### What the task asks
The listing below begins with the first line you should copy; stop after the line containing "width=55pt,minimum height=44pt,inner sep=0pt,anchor=north", and drop every picture.

### Collected material
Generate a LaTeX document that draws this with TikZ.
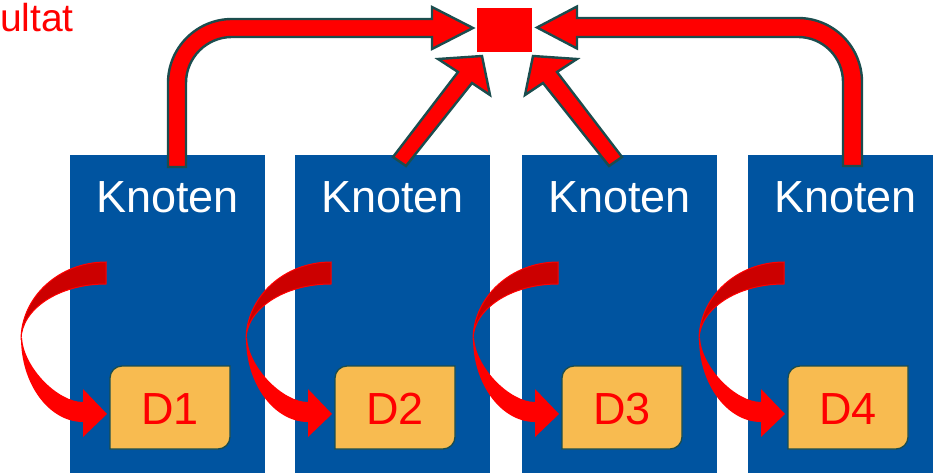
\documentclass[tikz,border=0pt]{standalone}
\usepackage{fontspec}
\setmainfont{Liberation Sans}
\definecolor{nodeblue}{HTML}{0054A0}
\definecolor{outl}{HTML}{1B4D4E}
\definecolor{arrowred}{HTML}{FF0000}
\definecolor{darkred}{HTML}{CC0000}
\definecolor{datafill}{HTML}{F8BB50}
\begin{document}
\begin{tikzpicture}[x=1pt,y=-1pt,
  knotbox/.style={fill=nodeblue,inner sep=0pt,minimum width=195pt,minimum height=330pt,anchor=north west},
  knotlabel/.style={text=white,font=\fontsize{45}{54}\selectfont,anchor=base,inner sep=0pt},
  datalabel/.style={text=arrowred,font=\fontsize{45}{54}\selectfont,anchor=base,inner sep=0pt},
  datashape/.style={fill=datafill,draw=outl,line width=1.3pt},
  blockarrow/.style={fill=arrowred,draw=outl,line width=2.4pt,line join=miter,miter limit=10},
  backband/.style={fill=darkred,draw=arrowred,line width=1pt},
  frontband/.style={fill=arrowred},
]
\useasboundingbox (0,0) rectangle (933,473);

% caption in the upper left corner
\node[text=arrowred,font=\fontsize{39}{46}\selectfont,anchor=base east,inner sep=0pt] (cap) at (74,32) {ultat};

% the four compute nodes with their labels
\foreach \i/\o in {1/0,2/225,3/452,4/678} {
  \node[knotbox] (k\i) at (70+\o,155) {};
  \node[knotlabel] (t\i) at (167.5+\o,212) {Knoten};
}

% local data blocks (top-left and bottom-right corners rounded)
\foreach \i/\o in {1/0,2/225,3/452,4/678} {
  \begin{scope}[xshift=\o pt]
    \draw[datashape] (110,449) -- (110,378) arc[start angle=180,end angle=270,radius=12]
      -- (230,366) -- (230,437) arc[start angle=0,end angle=90,radius=12] -- cycle;
  \end{scope}
  \node[datalabel] (d\i) at (170+\o,424) {D\i};
}

% collected result
\node[fill=arrowred,minimum width=55pt,minimum height=44pt,inner sep=0pt,anchor=north west] (res) at (477,8) {};

% bent arrow from the first node
\draw[blockarrow] (168,167) -- (168,83) arc[start angle=180,end angle=270,radius=64]
  -- (432,19) -- (432,7) -- (473,28) -- (432,49) -- (432,37)
  -- (232,37) arc[start angle=270,end angle=180,radius=46] -- (186,167) -- cycle;

% bent arrow from the last node
\draw[blockarrow] (862,166) -- (862,82) arc[start angle=0,end angle=-90,radius=64]
  -- (577,18) -- (577,6.5) -- (537,27.5) -- (577,48.5) -- (577,37)
  -- (798,37) arc[start angle=-90,end angle=0,radius=45] -- (843,166) -- cycle;

% diagonal arrows from the middle nodes
\draw[blockarrow] (393,157) -- (458,72) -- (438,59) -- (482,56) -- (490,95) -- (472,83) -- (406,166) -- cycle;
\draw[blockarrow] (622,157) -- (557,72) -- (577,59) -- (533,56) -- (525,95) -- (543,83) -- (609,166) -- cycle;

% curved arrows from each node into its data block
\foreach \o in {0,225,452,678} {
  \begin{scope}[xshift=\o pt]
    \filldraw[backband] (106,262) .. controls (59,262) and (21,297) .. (21,340)
      .. controls (21,309) and (59,284) .. (106,284) -- cycle;
    \fill[frontband] (21,338) .. controls (21,384) and (49,422) .. (83,422)
      -- (83,437) -- (107,414) -- (83,389) -- (83,402)
      .. controls (58,402) and (24,368) .. (22,338) -- cycle;
  \end{scope}
}
\end{tikzpicture}
\end{document}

### Finished exercise
Generate a LaTeX document that draws this with TikZ.
\documentclass[tikz,border=0pt]{standalone}
\usepackage{fontspec}
\setmainfont{Liberation Sans}
\definecolor{nodeblue}{HTML}{0054A0}
\definecolor{outl}{HTML}{1B4D4E}
\definecolor{arrowred}{HTML}{FF0000}
\definecolor{darkred}{HTML}{CC0000}
\definecolor{datafill}{HTML}{F8BB50}
\begin{document}
\begin{tikzpicture}[x=1pt,y=-1pt,
  knotbox/.style={fill=nodeblue,inner sep=0pt,minimum width=195pt,minimum height=330pt,anchor=north west},
  knotlabel/.style={text=white,font=\fontsize{45}{54}\selectfont,anchor=base,inner sep=0pt},
  datalabel/.style={text=arrowred,font=\fontsize{45}{54}\selectfont,anchor=base,inner sep=0pt},
  datashape/.style={fill=datafill,draw=outl,line width=1.3pt},
  blockarrow/.style={fill=arrowred,draw=outl,line width=2.4pt,line join=miter,miter limit=10},
  backband/.style={fill=darkred,draw=arrowred,line width=1pt},
  frontband/.style={fill=arrowred},
]
\useasboundingbox (0,0) rectangle (933,473);

% caption in the upper left corner
\node[text=arrowred,font=\fontsize{39}{46}\selectfont,anchor=base east,inner sep=0pt] (cap) at (74,32) {ultat};

% the four compute nodes with their labels
\foreach \i/\o in {1/0,2/225,3/452,4/678} {
  \node[knotbox] (k\i) at (70+\o,155) {};
  \node[knotlabel] (t\i) at (167.5+\o,212) {Knoten};
}

% local data blocks (top-left and bottom-right corners rounded)
\foreach \i/\o in {1/0,2/225,3/452,4/678} {
  \begin{scope}[xshift=\o pt]
    \draw[datashape] (110,449) -- (110,378) arc[start angle=180,end angle=270,radius=12]
      -- (230,366) -- (230,437) arc[start angle=0,end angle=90,radius=12] -- cycle;
  \end{scope}
  \node[datalabel] (d\i) at (170+\o,424) {D\i};
}

% collected result
\node[fill=arrowred,minimum width=55pt,minimum height=44pt,inner sep=0pt,anchor=north west] (res) at (477,8) {};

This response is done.